Die Mitglieder der im Herbst 1941 von Isaak Minc gegründeten „Kommission zur Geschichte des Großen Vaterländischen Krieges“ folgten den abrückenden Deutschen in kurzem Abstand; in Begleitung von Stenographinnen reisten sie in die befreiten Gebiete Südrusslands, der Ukraine und Weißrusslands, wo sie u. a. mit Arbeitern, Ingenieuren, Lehrern und Priestern sprachen, die unter den Deutschen gelebt hatten, ebenso wie mit Funktionären, die gerade aus der Evakuierung zurückgekehrt waren und nun versuchten, die sowjetische Herrschaftsordnung wieder herzustellen. In den Interviews kommen viele Frauen und alte Menschen zu Wort, Vertreter jener Bevölkerungsgruppen also, die in der Regel nicht evakuiert wurden und ungeschützter als andere die feindliche Besatzung erlebten.
Die am Ort des Geschehens und in unmittelbarer zeitlicher Nähe zu den geschilderten Ereignissen interviewten Menschen beschreiben den Kriegsverlauf aus lokalen Perspektiven und detailscharf. Mit ihren wiederkehrenden Schilderungen von beobachteten und selbst erlittenen Demütigungen und Formen körperlicher Gewalt zeichnen die Berichte ein verstörendes und in weiten Teilen neues Bild vom deutschen Herrschaftsregime im Osten Europas und seiner Erfahrung durch die örtliche Bevölkerung.

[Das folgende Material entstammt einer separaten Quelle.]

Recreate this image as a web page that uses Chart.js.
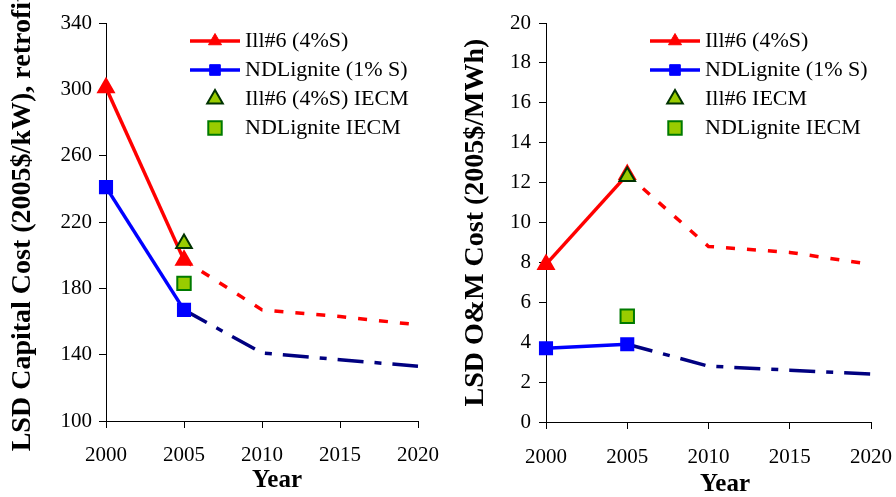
<!DOCTYPE html>
<html>
<head>
<meta charset="utf-8">
<script src="https://cdn.jsdelivr.net/npm/chart.js@4"></script>
<style>
  body { margin: 0; background: #fff; }
  #wrap { position: relative; width: 896px; height: 497px; }
  canvas { position: absolute; top: 0; }
  #capChart { left: 0; }
  #omChart { left: 450px; }
</style>
</head>
<body>
<div id="wrap">
  <canvas id="capChart" width="450" height="497"></canvas>
  <canvas id="omChart" width="446" height="497"></canvas>
</div>
<script>
// values
const years = [2000, 2005, 2010, 2015, 2020];
const ill6Capital = [301, 197, 167, 163, 158];
const ndlCapital = [241, 167, 141, 137, 133];
const ill6OM = [7.9, 12.4, 8.8, 8.5, 7.9];
const ndlOM = [3.7, 3.9, 2.8, 2.6, 2.4];

const iecmYear = 2005;
const ill6CapitalIECM = 207;
const ndlCapitalIECM = 183;
const ill6OMIECM = 12.3;
const ndlOMIECM = 5.3;

const yearTicks = [2000, 2005, 2010, 2015, 2020];
const capitalTicks = [100, 140, 180, 220, 260, 300, 340];
const omTicks = [0, 2, 4, 6, 8, 10, 12, 14, 16, 18, 20];

const SERIF = '"Liberation Serif", "Times New Roman", serif';
Chart.defaults.font.family = SERIF;
Chart.defaults.color = '#000';

// solid line up to 2005, dashed projection after that
function seriesDataset(label, values, color, futureColor, dash, style) {
  return {
    label,
    data: years.map((x, i) => ({ x, y: values[i] })),
    borderColor: color,
    backgroundColor: color,
    borderWidth: 3.5,
    pointStyle: style,
    pointRadius: ctx => (ctx.raw && ctx.raw.x <= 2005 ? 7.5 : 0),
    pointHoverRadius: 0,
    legendRadius: 7.5,
    segment: {
      borderColor: ctx => (ctx.p0.parsed.x >= 2005 ? futureColor : color),
      borderDash: ctx => (ctx.p0.parsed.x >= 2005 ? dash : [])
    },
    clip: false,
    order: 1
  };
}

function iecmDataset(label, value, style, radius, border) {
  return {
    label,
    data: [{ x: iecmYear, y: value }],
    showLine: false,
    pointStyle: style,
    pointRadius: radius,
    pointHoverRadius: radius,
    legendRadius: radius,
    backgroundColor: '#99CC00',
    borderColor: border,
    borderWidth: 2,
    pointBorderWidth: 2,
    clip: false,
    order: 0
  };
}

// legend inside the plot + the "Year" title
const legendAndTitle = {
  id: 'legendAndTitle',
  afterDatasetsDraw(chart, args, opts) {
    const ctx = chart.ctx;
    ctx.save();
    ctx.font = '22px ' + SERIF;
    ctx.textBaseline = 'middle';
    chart.data.datasets.forEach((ds, i) => {
      const x = opts.left;
      const y = opts.top + i * 29;
      if (ds.showLine !== false) {
        ctx.strokeStyle = ds.borderColor;
        ctx.lineWidth = ds.borderWidth;
        ctx.beginPath();
        ctx.moveTo(x, y);
        ctx.lineTo(x + 50, y);
        ctx.stroke();
      }
      const bw = ds.showLine === false ? 2 : 1;
      ctx.fillStyle = ds.backgroundColor;
      ctx.strokeStyle = ds.borderColor;
      ctx.lineWidth = bw;
      Chart.helpers.drawPoint(ctx, { pointStyle: ds.pointStyle, radius: ds.legendRadius, borderWidth: bw, rotation: 0 }, x + 25, y);
      ctx.fillStyle = '#000';
      ctx.fillText(ds.label, x + 55, y);
    });
    ctx.font = 'bold 25px ' + SERIF;
    ctx.textAlign = 'center';
    ctx.fillText('Year', opts.titleX, opts.titleY);
    ctx.restore();
  }
};

const tickGrid = { drawOnChartArea: false, drawTicks: true, tickLength: 7, color: '#000', lineWidth: 1 };
const axisBorder = { display: true, color: '#000', width: 1 };

function makeChart(id, datasets, yTicks, yTitle, g) {
  return new Chart(document.getElementById(id), {
    type: 'line',
    data: { datasets },
    options: {
      responsive: false,
      animation: false,
      layout: { padding: { top: 23, right: g.padRight, bottom: 0, left: 0 } },
      plugins: {
        legend: { display: false },
        tooltip: { enabled: false },
        legendAndTitle: { left: g.legendLeft, top: 41, titleX: g.titleX, titleY: g.titleY }
      },
      scales: {
        x: {
          type: 'linear',
          min: yearTicks[0],
          max: yearTicks[yearTicks.length - 1],
          afterBuildTicks: s => { s.ticks = yearTicks.map(v => ({ value: v })); },
          afterFit: s => {
            s.height = g.xHeight;
            // the layout padding already leaves room for the end labels
            s.paddingLeft = 0;
            s.paddingRight = 0;
          },
          ticks: { font: { size: 21 }, padding: g.xPad, maxRotation: 0, autoSkip: false, callback: v => String(v) },
          grid: tickGrid,
          border: axisBorder
        },
        y: {
          min: yTicks[0],
          max: yTicks[yTicks.length - 1],
          afterBuildTicks: s => { s.ticks = yTicks.map(v => ({ value: v })); },
          afterFit: s => { s.width = g.yWidth; },
          ticks: { font: { size: 21 }, padding: g.yPad },
          grid: tickGrid,
          border: axisBorder,
          title: {
            display: true,
            text: yTitle,
            font: { size: 28, weight: 'bold' },
            padding: { top: g.titlePad, bottom: 0 }
          }
        }
      }
    },
    plugins: [legendAndTitle]
  });
}

makeChart('capChart', [
  seriesDataset('Ill#6 (4%S)', ill6Capital, '#FF0000', '#FF0000', [9, 12], 'triangle'),
  seriesDataset('NDLignite (1% S)', ndlCapital, '#0000FF', '#000080', [26, 11, 7, 11], 'rect'),
  iecmDataset('Ill#6 (4%S) IECM', ill6CapitalIECM, 'triangle', 9, '#003300'),
  iecmDataset('NDLignite IECM', ndlCapitalIECM, 'rect', 9.5, '#007A00')
], capitalTicks, 'LSD Capital Cost (2005$/kW), retrofit',
  { padRight: 32, xHeight: 76, yWidth: 106, xPad: 15, yPad: 7, titlePad: 6, legendLeft: 190, titleX: 277, titleY: 481 });

makeChart('omChart', [
  seriesDataset('Ill#6 (4%S)', ill6OM, '#FF0000', '#FF0000', [9, 12], 'triangle'),
  seriesDataset('NDLignite (1% S)', ndlOM, '#0000FF', '#000080', [26, 11, 7, 11], 'rect'),
  iecmDataset('Ill#6 IECM', ill6OMIECM, 'triangle', 9, '#003300'),
  iecmDataset('NDLignite IECM', ndlOMIECM, 'rect', 9.5, '#007A00')
], omTicks, 'LSD O&M Cost (2005$/MWh)',
  { padRight: 25, xHeight: 75, yWidth: 96, xPad: 16, yPad: 8, titlePad: 9, legendLeft: 200, titleX: 275, titleY: 485 });
</script>
</body>
</html>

Die Offenheit der Mitteilungen erklärt auch, warum die Protokolle bald nach ihrer Erstellung unter Verschluss gerieten. Die Sammlung der Historiker von reich schattierten persönlichen Erinnerungen fügte sich nicht in das staatliche Diktat eines einheitlichen, heroischen Kriegsepos. Da sich im Zuge der Resowjetisierung der befreiten Gebiete zudem fast jeder, der unter der Besatzungsherrschaft gelebt hatte, mit dem Stigma der Mittäterschaft konfrontiert sah, wurde die gesamte Erfahrung der Besatzungsherrschaft schon ab Kriegsende und für die darauffolgenden Jahrzehnte in der Sowjetunion zum Tabu.

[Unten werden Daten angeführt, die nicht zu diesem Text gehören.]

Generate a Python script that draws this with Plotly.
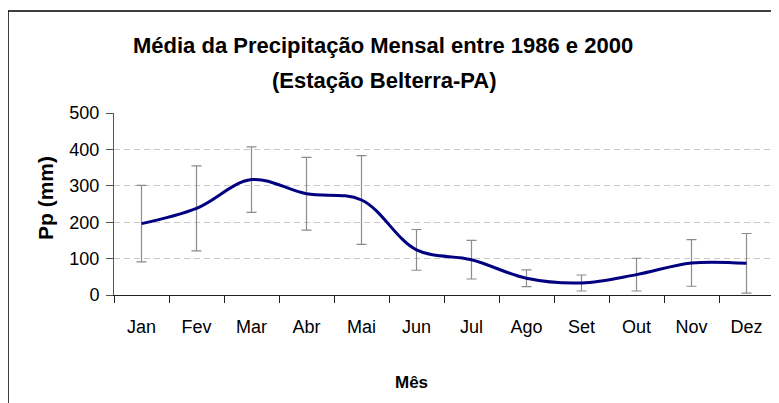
import plotly.graph_objects as go

# dados
meses = ['Jan', 'Fev', 'Mar', 'Abr', 'Mai', 'Jun', 'Jul', 'Ago', 'Set', 'Out', 'Nov', 'Dez']
media_pp = [196, 238, 317, 278, 261, 124, 97, 46, 33, 56, 88, 87]
desvio_pp = [105, 117, 90, 100, 122, 56, 53, 23, 22, 45, 64, 82]

fonte = 'Liberation Sans, Arial, sans-serif'

fig = go.Figure()
fig.add_trace(go.Scatter(
    x=meses,
    y=media_pp,
    mode='lines',
    line=dict(color='#000080', width=3, shape='spline'),
    error_y=dict(type='data', array=desvio_pp, visible=True,
                 color='#8c8c8c', thickness=1.2, width=5),
    showlegend=False
))

# -----------------------------
# layout: posições em pixels da tela
# (a página tem 8px de margem no body)
# -----------------------------
OFF = 8
W, H = 779, 403
x_esq, x_dir = 114, 774   # área do gráfico na tela
y_top, y_base = 113, 295

L = x_esq - OFF
R = W - (x_dir - OFF)
T = y_top - OFF
B = H - (y_base - OFF)
pw = x_dir - x_esq
ph = y_base - y_top


def px_x(p):
    return (p - x_esq) / pw


def px_y(p):
    return (y_base - p) / ph


fig.update_layout(
    width=W,
    height=H,
    margin=dict(l=L, r=R, t=T, b=B, autoexpand=False),
    paper_bgcolor='white',
    plot_bgcolor='white',
    font=dict(family=fonte, size=18, color='black'),
    xaxis=dict(
        type='category',
        range=[-0.5, len(meses) - 0.5],
        tickson='boundaries',
        ticks='outside',
        ticklen=7,
        tickcolor='#222',
        showline=True,
        linecolor='#222',
        showgrid=False,
        tickfont=dict(size=18),
        ticklabelstandoff=15,
    ),
    yaxis=dict(
        range=[0, 500],
        tickvals=[0, 100, 200, 300, 400, 500],
        ticks='outside',
        ticklen=7,
        tickcolor='#555',
        showline=True,
        linecolor='#555',
        showgrid=True,
        gridcolor='#c8c8c8',
        griddash='6px,4px',
        zeroline=False,
        tickfont=dict(size=18),
        ticklabelstandoff=3,
    ),
    annotations=[
        dict(text='<b>Média da Precipitação Mensal entre 1986 e 2000</b>',
             x=px_x(383), y=px_y(45), xref='paper', yref='paper',
             xanchor='center', yanchor='middle', showarrow=False,
             font=dict(size=22)),
        dict(text='<b>(Estação Belterra-PA)</b>',
             x=px_x(384), y=px_y(80), xref='paper', yref='paper',
             xanchor='center', yanchor='middle', showarrow=False,
             font=dict(size=22)),
        dict(text='<b>Mês</b>',
             x=px_x(411), y=px_y(382), xref='paper', yref='paper',
             xanchor='center', yanchor='middle', showarrow=False,
             font=dict(size=17)),
        dict(text='<b>Pp (mm)</b>', textangle=-90,
             x=px_x(45), y=px_y(198), xref='paper', yref='paper',
             xanchor='center', yanchor='middle', showarrow=False,
             font=dict(size=21)),
    ],
    shapes=[
        dict(type='rect', xref='paper', yref='paper',
             x0=px_x(OFF), x1=px_x(800), y0=px_y(11), y1=px_y(430),
             line=dict(color='black', width=1.5), fillcolor='rgba(0,0,0,0)',
             layer='below'),
    ],
)

fig.write_html('out.html')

Über die Grenzen der wissenschaftlichen Forschung hinweg möchte das Wissenschaftlerteam breite Leserkreise in Deutschland und Russland ansprechen: So ist der millionenfache Massenmord an den Juden Europas in den Lehrplänen beider Länder gut dokumentiert; kaum bekannt ist jedoch der weitere Kontext der nationalsozialistischen Ausbeutungs- und Unterdrückungspolitik. Diesen Kontext machen viele der Interviews aus dem Krieg deutlich. Zusammen mit den Interviews wird auch die Arbeit der Historikerkommission untersucht. Wie bei jeder anderen Gesprächssituation auch verliehen ihre Fragen den Mitteilungen der Zeitzeugen eine bestimmte Prägung. Gleichwohl wird untersucht, ob und wie sehr sich die Ziele und Methoden der Historiker von denen des Geheimdienstes unterschieden, der zur gleichen Zeit in den befreiten Gebieten ermittelte, um sich ein Bild vom Verhalten sowjetischer Menschen unter feindlicher Besatzungsherrschaft zu machen. Im Gegensatz zu ihm kamen die Historiker nicht als Richtende, sie stellten offene Fragen und verstanden es, eine unbefangene Gesprächsatmosphäre zu schaffen.